Problem: Copy all the data exactly, except the pictures.

══════════════════════════════

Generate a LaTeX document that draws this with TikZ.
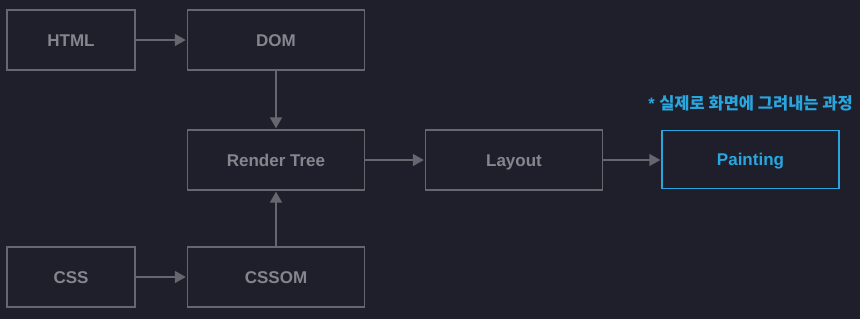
\documentclass[tikz,border=0pt]{standalone}
\usepackage{fontspec}
\setmainfont{Liberation Sans}
\newfontfamily\krfont{Noto Sans CJK KR}
\usetikzlibrary{arrows.meta}
\definecolor{bgc}{HTML}{1E1F2B}
\definecolor{edgec}{HTML}{66666E}
\definecolor{txtc}{HTML}{85858D}
\definecolor{hlc}{HTML}{2AA6DE}
\tikzset{
  stage/.style={draw=edgec, line width=1.4pt, fill=bgc, text=txtc,
    minimum height=60pt, inner sep=0pt, text height=12.3pt, text depth=0pt,
    font=\bfseries\fontsize{17}{20}\selectfont},
  smallbox/.style={stage, minimum width=128pt},
  widebox/.style={stage, minimum width=177pt},
  hibox/.style={stage, draw=hlc, text=hlc, minimum width=177pt, minimum height=58pt},
  flow/.style={draw=edgec, line width=1.6pt, shorten >=1pt, -{Triangle[length=11pt,width=12pt]}}
}
\begin{document}
\begin{tikzpicture}[x=1pt,y=-1pt]
  \fill[bgc] (0,0) rectangle (860,319);
  \useasboundingbox (0,0) rectangle (860,319);
  \node[smallbox] (html) at (71,40) {HTML};
  \node[widebox] (dom) at (276,40) {DOM};
  \node[widebox] (render) at (276,160) {Render Tree};
  \node[widebox] (layout) at (514,160) {Layout};
  \node[hibox] (paint) at (750.5,159.5) {Painting};
  \node[smallbox] (css) at (71,277) {CSS};
  \node[widebox] (cssom) at (276,277) {CSSOM};
  \node[text=hlc, anchor=east, inner sep=0pt, font=\bfseries\fontsize{16.5}{19}\selectfont]
    (note) at (853,103) {* {\krfont\bfseries 실제로 화면에 그려내는 과정}};
  \draw[flow] (html) -- (dom);
  \draw[flow] (css) -- (cssom);
  \draw[flow] (dom) -- (render);
  \draw[flow] (cssom) -- (render);
  \draw[flow] (render) -- (layout);
  \draw[flow] (layout.east) -- (layout.east -| paint.west);
\end{tikzpicture}
\end{document}
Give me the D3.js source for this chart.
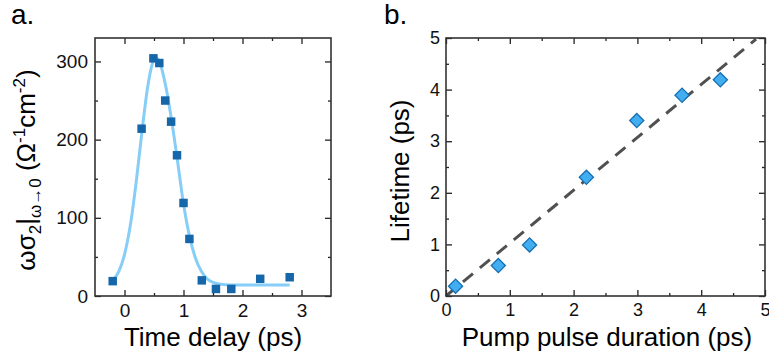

══════════════════════════════

Answer for the task:
Generate a LaTeX document that draws this with TikZ.
\documentclass[tikz,border=0pt]{standalone}
\usepackage{fontspec}
\setmainfont{Liberation Sans}
\newfontfamily\krfont{Noto Sans CJK KR}
\usetikzlibrary{arrows.meta}
\definecolor{bgc}{HTML}{1E1F2B}
\definecolor{edgec}{HTML}{66666E}
\definecolor{txtc}{HTML}{85858D}
\definecolor{hlc}{HTML}{2AA6DE}
\tikzset{
  stage/.style={draw=edgec, line width=1.4pt, fill=bgc, text=txtc,
    minimum height=60pt, inner sep=0pt, text height=12.3pt, text depth=0pt,
    font=\bfseries\fontsize{17}{20}\selectfont},
  smallbox/.style={stage, minimum width=128pt},
  widebox/.style={stage, minimum width=177pt},
  hibox/.style={stage, draw=hlc, text=hlc, minimum width=177pt, minimum height=58pt},
  flow/.style={draw=edgec, line width=1.6pt, shorten >=1pt, -{Triangle[length=11pt,width=12pt]}}
}
\begin{document}
\begin{tikzpicture}[x=1pt,y=-1pt]
  \fill[bgc] (0,0) rectangle (860,319);
  \useasboundingbox (0,0) rectangle (860,319);
  \node[smallbox] (html) at (71,40) {HTML};
  \node[widebox] (dom) at (276,40) {DOM};
  \node[widebox] (render) at (276,160) {Render Tree};
  \node[widebox] (layout) at (514,160) {Layout};
  \node[hibox] (paint) at (750.5,159.5) {Painting};
  \node[smallbox] (css) at (71,277) {CSS};
  \node[widebox] (cssom) at (276,277) {CSSOM};
  \node[text=hlc, anchor=east, inner sep=0pt, font=\bfseries\fontsize{16.5}{19}\selectfont]
    (note) at (853,103) {* {\krfont\bfseries 실제로 화면에 그려내는 과정}};
  \draw[flow] (html) -- (dom);
  \draw[flow] (css) -- (cssom);
  \draw[flow] (dom) -- (render);
  \draw[flow] (cssom) -- (render);
  \draw[flow] (render) -- (layout);
  \draw[flow] (layout.east) -- (layout.east -| paint.west);
\end{tikzpicture}
\end{document}
Give me the D3.js source for this chart.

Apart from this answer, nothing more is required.